Task to complete
Check each line of the listing for the string "matplotlib", count the lines that have it, and answer with that number only.

Data provided
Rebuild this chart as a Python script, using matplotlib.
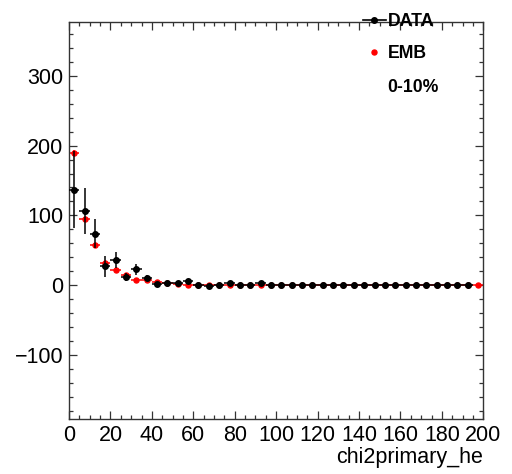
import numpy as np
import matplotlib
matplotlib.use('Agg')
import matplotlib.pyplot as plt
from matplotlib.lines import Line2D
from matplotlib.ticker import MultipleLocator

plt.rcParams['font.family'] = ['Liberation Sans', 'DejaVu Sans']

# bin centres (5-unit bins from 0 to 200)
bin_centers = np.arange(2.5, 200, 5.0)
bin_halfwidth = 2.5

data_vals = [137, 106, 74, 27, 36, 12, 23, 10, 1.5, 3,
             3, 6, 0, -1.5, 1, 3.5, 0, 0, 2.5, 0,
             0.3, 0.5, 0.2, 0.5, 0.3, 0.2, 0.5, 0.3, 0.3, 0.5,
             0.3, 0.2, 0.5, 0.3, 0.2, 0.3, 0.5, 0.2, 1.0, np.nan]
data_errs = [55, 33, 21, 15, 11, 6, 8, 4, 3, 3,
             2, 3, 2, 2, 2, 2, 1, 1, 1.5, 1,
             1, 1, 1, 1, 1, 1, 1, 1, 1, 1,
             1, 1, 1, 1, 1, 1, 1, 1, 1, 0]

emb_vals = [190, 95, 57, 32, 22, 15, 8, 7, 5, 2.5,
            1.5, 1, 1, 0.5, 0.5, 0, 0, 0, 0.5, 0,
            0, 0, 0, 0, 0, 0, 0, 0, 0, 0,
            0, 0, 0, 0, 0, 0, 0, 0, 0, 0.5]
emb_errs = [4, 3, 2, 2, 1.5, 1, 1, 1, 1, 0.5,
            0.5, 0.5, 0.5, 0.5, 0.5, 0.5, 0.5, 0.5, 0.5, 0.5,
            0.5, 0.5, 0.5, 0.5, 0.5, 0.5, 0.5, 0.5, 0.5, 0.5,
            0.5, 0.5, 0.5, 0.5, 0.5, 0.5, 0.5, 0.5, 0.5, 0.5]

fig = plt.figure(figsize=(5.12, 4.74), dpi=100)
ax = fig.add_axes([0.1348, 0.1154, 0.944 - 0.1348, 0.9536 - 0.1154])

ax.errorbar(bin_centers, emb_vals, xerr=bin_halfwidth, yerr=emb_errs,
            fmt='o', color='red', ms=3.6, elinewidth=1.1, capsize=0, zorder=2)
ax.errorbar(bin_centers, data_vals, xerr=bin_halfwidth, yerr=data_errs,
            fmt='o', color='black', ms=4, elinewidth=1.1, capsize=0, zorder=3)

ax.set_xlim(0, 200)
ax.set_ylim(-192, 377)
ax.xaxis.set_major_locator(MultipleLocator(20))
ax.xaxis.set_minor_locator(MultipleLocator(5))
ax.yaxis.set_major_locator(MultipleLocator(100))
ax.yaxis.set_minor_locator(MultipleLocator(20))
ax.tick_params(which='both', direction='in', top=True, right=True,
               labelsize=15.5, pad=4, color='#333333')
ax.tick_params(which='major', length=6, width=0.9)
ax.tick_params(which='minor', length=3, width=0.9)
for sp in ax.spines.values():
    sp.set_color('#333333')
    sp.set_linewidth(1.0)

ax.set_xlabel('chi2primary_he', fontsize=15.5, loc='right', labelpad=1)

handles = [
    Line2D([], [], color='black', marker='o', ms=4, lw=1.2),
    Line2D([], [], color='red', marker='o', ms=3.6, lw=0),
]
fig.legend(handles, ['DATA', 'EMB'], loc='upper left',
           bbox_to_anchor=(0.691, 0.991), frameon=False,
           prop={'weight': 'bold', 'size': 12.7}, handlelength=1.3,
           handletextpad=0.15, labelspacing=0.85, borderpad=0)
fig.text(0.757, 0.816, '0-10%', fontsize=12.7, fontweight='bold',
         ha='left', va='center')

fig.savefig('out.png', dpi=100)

Final result
6